▶ _PROBLEM TO SOLVE_
Using the material that follows, identify and copy each line with the string "standalone".

▶ _RECORDS SUPPLIED_
Begin
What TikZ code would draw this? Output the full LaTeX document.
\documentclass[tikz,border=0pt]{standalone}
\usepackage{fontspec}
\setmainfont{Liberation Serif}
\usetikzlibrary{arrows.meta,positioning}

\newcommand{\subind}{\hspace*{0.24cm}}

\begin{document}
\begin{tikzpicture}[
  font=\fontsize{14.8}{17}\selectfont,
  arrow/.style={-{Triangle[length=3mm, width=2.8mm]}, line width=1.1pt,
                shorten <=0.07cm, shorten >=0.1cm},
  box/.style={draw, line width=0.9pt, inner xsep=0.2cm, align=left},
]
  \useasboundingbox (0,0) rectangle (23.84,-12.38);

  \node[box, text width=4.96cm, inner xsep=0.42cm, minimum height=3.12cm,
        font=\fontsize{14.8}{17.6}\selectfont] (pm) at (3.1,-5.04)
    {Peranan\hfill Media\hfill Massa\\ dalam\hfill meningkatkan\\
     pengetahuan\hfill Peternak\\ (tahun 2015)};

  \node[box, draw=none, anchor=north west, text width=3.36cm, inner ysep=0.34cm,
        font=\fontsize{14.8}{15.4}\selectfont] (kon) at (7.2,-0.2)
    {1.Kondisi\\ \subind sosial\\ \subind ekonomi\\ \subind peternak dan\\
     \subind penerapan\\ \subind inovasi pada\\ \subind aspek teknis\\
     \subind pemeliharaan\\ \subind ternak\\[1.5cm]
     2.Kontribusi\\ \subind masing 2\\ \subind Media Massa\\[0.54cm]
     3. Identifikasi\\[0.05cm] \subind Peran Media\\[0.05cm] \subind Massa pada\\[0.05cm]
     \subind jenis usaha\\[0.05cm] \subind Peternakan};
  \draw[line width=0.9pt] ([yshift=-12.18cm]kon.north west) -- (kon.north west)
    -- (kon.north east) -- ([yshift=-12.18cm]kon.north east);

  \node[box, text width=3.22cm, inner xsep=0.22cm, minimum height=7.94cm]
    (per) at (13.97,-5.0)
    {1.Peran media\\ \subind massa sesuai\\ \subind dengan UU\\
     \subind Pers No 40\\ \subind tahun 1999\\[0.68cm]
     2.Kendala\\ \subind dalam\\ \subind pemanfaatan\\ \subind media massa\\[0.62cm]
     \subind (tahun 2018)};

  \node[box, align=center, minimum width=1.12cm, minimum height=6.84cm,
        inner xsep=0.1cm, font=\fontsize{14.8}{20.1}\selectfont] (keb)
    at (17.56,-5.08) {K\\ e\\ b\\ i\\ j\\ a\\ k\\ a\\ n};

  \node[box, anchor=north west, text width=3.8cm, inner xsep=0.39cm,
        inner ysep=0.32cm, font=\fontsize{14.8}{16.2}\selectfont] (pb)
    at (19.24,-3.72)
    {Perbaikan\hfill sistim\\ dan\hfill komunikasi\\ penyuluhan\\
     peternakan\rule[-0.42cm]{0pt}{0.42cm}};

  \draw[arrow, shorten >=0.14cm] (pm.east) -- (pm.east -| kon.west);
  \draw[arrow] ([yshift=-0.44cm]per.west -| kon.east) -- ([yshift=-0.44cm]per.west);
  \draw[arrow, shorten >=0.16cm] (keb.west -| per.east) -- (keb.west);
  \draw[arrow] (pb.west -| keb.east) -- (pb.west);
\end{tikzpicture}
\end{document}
End
Begin
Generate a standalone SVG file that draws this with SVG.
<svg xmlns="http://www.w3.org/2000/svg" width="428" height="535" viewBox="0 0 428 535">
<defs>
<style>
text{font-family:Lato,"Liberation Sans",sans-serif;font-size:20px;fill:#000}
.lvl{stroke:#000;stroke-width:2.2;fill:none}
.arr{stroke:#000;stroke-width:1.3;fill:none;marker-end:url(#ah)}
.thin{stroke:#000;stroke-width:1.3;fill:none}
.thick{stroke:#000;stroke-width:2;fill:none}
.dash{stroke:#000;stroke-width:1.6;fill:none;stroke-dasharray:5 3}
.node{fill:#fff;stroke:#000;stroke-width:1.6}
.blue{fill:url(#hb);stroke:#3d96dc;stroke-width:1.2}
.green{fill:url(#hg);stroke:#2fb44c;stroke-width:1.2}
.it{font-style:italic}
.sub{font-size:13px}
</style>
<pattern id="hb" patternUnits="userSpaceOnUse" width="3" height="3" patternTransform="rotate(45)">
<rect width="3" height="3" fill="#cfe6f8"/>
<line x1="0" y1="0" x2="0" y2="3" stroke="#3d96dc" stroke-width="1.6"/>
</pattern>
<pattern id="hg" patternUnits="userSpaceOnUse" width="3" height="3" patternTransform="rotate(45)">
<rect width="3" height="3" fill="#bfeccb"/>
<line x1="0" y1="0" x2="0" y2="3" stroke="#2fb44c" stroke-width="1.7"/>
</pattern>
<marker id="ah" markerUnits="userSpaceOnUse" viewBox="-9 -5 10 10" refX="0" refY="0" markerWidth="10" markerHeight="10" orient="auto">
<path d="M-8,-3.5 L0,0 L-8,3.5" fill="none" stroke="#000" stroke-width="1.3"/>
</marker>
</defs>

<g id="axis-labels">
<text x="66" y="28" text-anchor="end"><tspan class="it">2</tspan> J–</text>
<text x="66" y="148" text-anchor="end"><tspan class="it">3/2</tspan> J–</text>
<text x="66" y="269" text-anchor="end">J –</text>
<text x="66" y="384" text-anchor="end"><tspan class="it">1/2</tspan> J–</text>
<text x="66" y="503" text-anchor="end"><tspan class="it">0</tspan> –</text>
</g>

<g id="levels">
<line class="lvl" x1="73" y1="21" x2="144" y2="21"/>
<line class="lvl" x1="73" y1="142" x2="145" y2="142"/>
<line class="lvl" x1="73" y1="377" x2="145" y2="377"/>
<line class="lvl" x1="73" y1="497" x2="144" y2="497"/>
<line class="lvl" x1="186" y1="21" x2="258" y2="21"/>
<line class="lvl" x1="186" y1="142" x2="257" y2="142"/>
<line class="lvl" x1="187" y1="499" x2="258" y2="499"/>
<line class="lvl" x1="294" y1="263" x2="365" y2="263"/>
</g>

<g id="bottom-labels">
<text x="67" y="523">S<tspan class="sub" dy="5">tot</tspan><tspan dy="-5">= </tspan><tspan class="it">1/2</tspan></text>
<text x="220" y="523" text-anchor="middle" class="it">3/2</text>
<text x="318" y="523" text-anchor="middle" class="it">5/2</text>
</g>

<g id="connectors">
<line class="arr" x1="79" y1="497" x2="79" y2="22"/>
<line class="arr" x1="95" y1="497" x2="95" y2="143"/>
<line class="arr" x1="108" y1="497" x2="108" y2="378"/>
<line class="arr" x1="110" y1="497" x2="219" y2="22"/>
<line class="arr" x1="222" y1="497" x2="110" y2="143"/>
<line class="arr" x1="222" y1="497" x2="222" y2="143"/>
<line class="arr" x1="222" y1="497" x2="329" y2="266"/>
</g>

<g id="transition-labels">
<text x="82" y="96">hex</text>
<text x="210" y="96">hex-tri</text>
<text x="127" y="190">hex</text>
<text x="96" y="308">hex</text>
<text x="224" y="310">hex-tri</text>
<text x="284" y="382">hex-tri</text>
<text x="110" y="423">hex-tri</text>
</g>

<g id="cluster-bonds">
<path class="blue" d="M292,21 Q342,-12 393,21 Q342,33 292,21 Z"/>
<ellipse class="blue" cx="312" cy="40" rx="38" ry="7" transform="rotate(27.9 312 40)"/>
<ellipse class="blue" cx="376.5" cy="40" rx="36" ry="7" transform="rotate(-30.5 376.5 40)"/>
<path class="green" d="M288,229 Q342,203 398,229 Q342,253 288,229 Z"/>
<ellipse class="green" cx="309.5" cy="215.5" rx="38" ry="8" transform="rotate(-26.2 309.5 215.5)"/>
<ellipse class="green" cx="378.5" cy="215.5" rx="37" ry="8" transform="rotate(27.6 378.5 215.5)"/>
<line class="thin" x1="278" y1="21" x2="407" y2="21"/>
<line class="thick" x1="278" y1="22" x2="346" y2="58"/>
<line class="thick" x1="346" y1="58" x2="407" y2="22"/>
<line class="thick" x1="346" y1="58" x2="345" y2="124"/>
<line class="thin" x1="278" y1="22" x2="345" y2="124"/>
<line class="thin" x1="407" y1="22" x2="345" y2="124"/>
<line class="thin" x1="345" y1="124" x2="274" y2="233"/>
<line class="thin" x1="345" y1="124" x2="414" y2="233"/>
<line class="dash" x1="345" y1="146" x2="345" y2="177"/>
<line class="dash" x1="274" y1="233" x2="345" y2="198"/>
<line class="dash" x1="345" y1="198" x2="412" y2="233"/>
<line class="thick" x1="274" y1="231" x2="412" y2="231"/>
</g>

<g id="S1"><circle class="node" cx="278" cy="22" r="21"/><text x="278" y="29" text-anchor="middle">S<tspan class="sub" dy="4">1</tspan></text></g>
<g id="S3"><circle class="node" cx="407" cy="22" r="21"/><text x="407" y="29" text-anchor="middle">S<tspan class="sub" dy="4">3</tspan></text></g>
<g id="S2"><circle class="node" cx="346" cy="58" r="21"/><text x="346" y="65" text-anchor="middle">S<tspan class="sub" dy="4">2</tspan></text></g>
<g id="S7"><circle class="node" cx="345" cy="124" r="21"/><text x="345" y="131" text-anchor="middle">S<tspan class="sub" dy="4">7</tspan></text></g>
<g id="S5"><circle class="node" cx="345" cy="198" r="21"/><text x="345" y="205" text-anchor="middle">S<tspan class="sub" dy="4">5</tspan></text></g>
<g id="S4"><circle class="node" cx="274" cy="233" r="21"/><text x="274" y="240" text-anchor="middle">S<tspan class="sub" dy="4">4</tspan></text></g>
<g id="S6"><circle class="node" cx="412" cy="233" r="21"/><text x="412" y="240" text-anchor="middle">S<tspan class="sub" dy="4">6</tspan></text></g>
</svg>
End
▶ _ANSWER FOR THE TASK_
\documentclass[tikz,border=0pt]{standalone}
Generate a standalone SVG file that draws this with SVG.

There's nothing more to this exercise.